As to the alleged contributory negligence of the others in the truck, or the imputation of Willett's contributory negligence to them but little need be said. They were cotton pickers, and no reflection upon them is meant thereby. They had no control over the operation of the truck and it is not shown that Mrs. Beal and the three children in the back were in a position to have seen the train. Mrs. Beasley did not see it until it was nearly on them. Her view must have been obstructed, not only by the bushes, but by the driver on her left. In the recent case of Mo. Pac. Rd. Co. v. Johnson, 204 Ark. 604, 164 S.W.2d 425, we held that the negligence of the driver of an automobile, under similar facts, could not be imputed to guests in the car with him, unless they failed to exercise ordinary care for their own safety, which was a question of fact for the jury. Whether those in the truck were guests of Willett or servants, it was a question for the jury as to their contributory negligence.

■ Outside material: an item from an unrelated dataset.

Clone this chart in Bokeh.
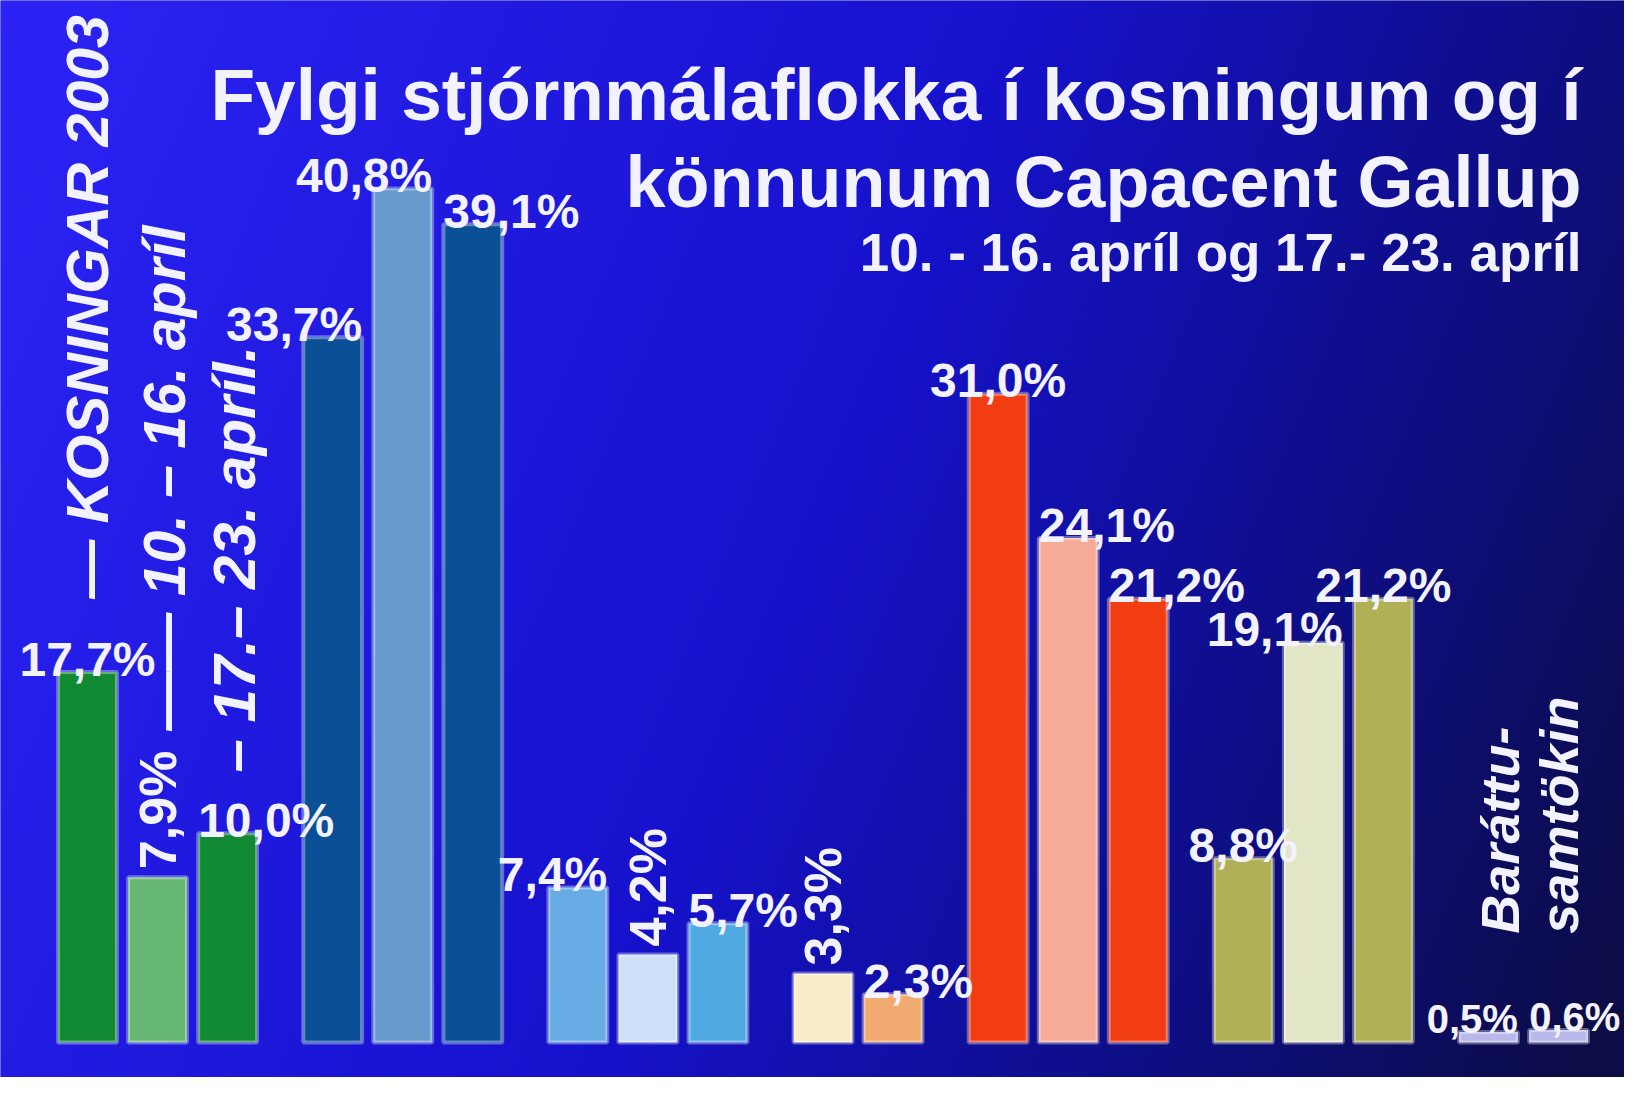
import numpy as np
from bokeh.plotting import figure
from bokeh.models import Range1d, ColumnDataSource, Label
from bokeh.core.properties import value
from bokeh.embed import file_html
from bokeh.resources import INLINE

# ---------------- data ----------------
parties = ["Framsóknarflokkurinn", "Sjálfstæðisflokkurinn", "Frjálslyndi flokkurinn",
           "Íslandshreyfingin", "Samfylkingin", "Vinstri græn", "Baráttusamtökin"]
periods = ["Kosningar 2003", "10.–16. apríl", "17.–23. apríl"]
kosningar_2003 = [17.7, 33.7, 7.4, None, 31.0, 8.8, None]
april_10_16 = [7.9, 40.8, 4.2, 3.3, 24.1, 19.1, 0.5]
april_17_23 = [10.0, 39.1, 5.7, 2.3, 21.2, 21.2, 0.6]

title_1 = "Fylgi stjórnmálaflokka í kosningum og í"
title_2 = "könnunum Capacent Gallup"
subtitle = "10. - 16. apríl og 17.- 23. apríl"
legend_texts = ["— KOSNINGAR 2003", "—— 10. – 16. apríl", "– 17.– 23. apríl."]
small_party_lines = ["Baráttu-", "samtökin"]

# ---------------- styles ----------------
bar_colors = [
    ["#128a34", "#66b872", "#128a34"],
    ["#0b5096", "#6699cc", "#0b5096"],
    ["#66abe3", "#cde0f7", "#52aae2"],
    [None, "#fbecc9", "#f1ab70"],
    ["#f23c12", "#f6ab98", "#f23c12"],
    ["#b0b156", "#e3e6c6", "#b0b156"],
    [None, "#b8b8ea", "#b8b8ea"],
]
label_place = [
    ["center", "rotated", "left"],
    ["right", "right", "left"],
    ["right", "rotated", "left"],
    [None, "rotated", "left"],
    ["center", "left", "left"],
    ["center", "right", "center"],
    [None, "right", "left"],
]
label_px = [48, 48, 48, 48, 48, 48, 40]
TXT = "#f3f3ff"
SANS = value("Liberation Sans")

W, H = 1624, 1077
GROUP_GAP = 0.5
BAR_W = 0.84
PX_X, X0 = 70.05, 87.0
PX_Y, Y0 = 20.93, 1042.0

# ---------------- layout from data ----------------
xs, tops, cols, places, sizes = [], [], [], [], []
pos = 0.0
for g in range(len(parties)):
    vals = [kosningar_2003[g], april_10_16[g], april_17_23[g]]
    for k, v in enumerate(vals):
        if v is None:
            continue
        xs.append(pos)
        tops.append(v)
        cols.append(bar_colors[g][k])
        places.append(label_place[g][k])
        sizes.append(label_px[g])
        pos += 1
    pos += GROUP_GAP

def fmt(v):
    return f"{v:.1f}".replace(".", ",") + "%"

x_range = Range1d(-X0 / PX_X, (W - X0) / PX_X)
y_range = Range1d(-(H - Y0) / PX_Y, Y0 / PX_Y)

p = figure(width=W, height=H, x_range=x_range, y_range=y_range,
           output_backend="svg", toolbar_location=None, min_border=0)
p.axis.visible = False
p.grid.visible = False
p.outline_line_color = None
p.background_fill_color = "#14129a"
p.border_fill_color = "#14129a"

# background gradient
nx, ny = 406, 270
xf = np.linspace(0, 1, nx)[None, :]
yt = np.linspace(1, 0, ny)[:, None]
s = np.clip(0.8 * xf + 0.22 * yt, 0, 1)
stops = [0.0, 0.5, 0.8, 1.0]
R = np.interp(s, stops, [44, 22, 14, 12])
G = np.interp(s, stops, [36, 18, 14, 12])
B = np.interp(s, stops, [246, 205, 128, 70])
img = np.zeros((ny, nx), dtype=np.uint32)
view = img.view(dtype=np.uint8).reshape((ny, nx, 4))
view[:, :, 0] = R.astype(np.uint8)
view[:, :, 1] = G.astype(np.uint8)
view[:, :, 2] = B.astype(np.uint8)
view[:, :, 3] = 255
p.image_rgba(image=[img], x=x_range.start, y=y_range.start,
             dw=x_range.end - x_range.start, dh=y_range.end - y_range.start)

# bars
src = ColumnDataSource(dict(x=xs, top=tops, color=cols))
p.vbar(x="x", top="top", bottom=0, width=BAR_W, fill_color="color", source=src,
       line_color="white", line_alpha=0.35, line_width=4)

# value labels
half = BAR_W / 2
groups = {}
for x, v, pl, sz in zip(xs, tops, places, sizes):
    gx, gy, gt = groups.setdefault((pl, sz), ([], [], []))
    if pl == "left":
        gx.append(x - half)
    elif pl == "right":
        gx.append(x + half)
    else:
        gx.append(x)
    gy.append(v)
    gt.append(fmt(v))

for (pl, sz), (gx, gy, gt) in groups.items():
    if pl == "rotated":
        p.text(x=gx, y=gy, text=gt, angle=np.pi / 2, text_align="left",
               text_baseline="middle", y_offset=-8, text_color=TXT, text_font=SANS,
               text_font_style="bold", text_font_size="52px")
    else:
        p.text(x=gx, y=gy, text=gt, text_align=pl, text_baseline="alphabetic",
               y_offset=-13, text_color=TXT, text_font=SANS, text_font_style="bold",
               text_font_size=f"{sz}px")

# period legend, rotated above first group
p.text(x=[xs[0]], y=[21.2], text=[legend_texts[0]], angle=np.pi / 2,
       text_align="left", text_baseline="middle", text_color=TXT, text_font=SANS,
       text_font_style="bold italic", text_font_size="59px")
p.text(x=[xs[1] + 0.1], y=[14.9], text=[legend_texts[1]], angle=np.pi / 2,
       text_align="left", text_baseline="middle", text_color=TXT, text_font=SANS,
       text_font_style="bold italic", text_font_size="59px")
p.text(x=[xs[2] + 0.1], y=[12.9], text=[legend_texts[2]], angle=np.pi / 2,
       text_align="left", text_baseline="middle", text_color=TXT, text_font=SANS,
       text_font_style="bold italic", text_font_size="60px")

# small party name (two rotated lines above its bars)
p.text(x=[xs[-2] + 0.17, xs[-1]], y=[5.2, 5.2], text=small_party_lines, angle=np.pi / 2,
       text_align="left", text_baseline="middle", text_color=TXT, text_font=SANS,
       text_font_style="bold italic", text_font_size="54px")

# titles
for txt, ybase, size in ((title_1, 983, "73px"), (title_2, 896, "72px"), (subtitle, 825, "53px")):
    p.add_layout(Label(x=1581, y=ybase, x_units="screen", y_units="screen", text=txt,
                       text_align="right", text_baseline="alphabetic", text_color=TXT,
                       text_font="Liberation Sans", text_font_style="bold",
                       text_font_size=size))

open("out.html", "w").write(file_html(p, INLINE))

2. Two other matters are argued for a reversal. One is that the court erred in submitting to the jury said lookout statute. The other is that the verdicts and judgments are excessive. We cannot agree. We have already shown the applicability of the lookout statute and we cannot say the verdicts are excessive. Mrs. Beal was 49 years old, in good health, living with her husband earning about $2.50 per day as a cotton picker, in addition to her other duties and was a good wife, with an expectancy of 21 years. The judgment in favor of Roy Beal, her husband, for her death, was $5,000. Mrs. Beasley was 26, was earning about $5 per day as a picker and weigher, was in good health and received terrible injuries which have totally and permanently disabled her. She has suffered intense pain and will continue to so suffer. She recovered $10,000 and her husband recovered $2,000, and he was awarded $3,000 for three children killed. We do not think those amounts while liberal are so grossly excessive as to justify a modification of them by this court, but on the contrary, that they are supported by substantial evidence.
The judgments are accordingly affirmed.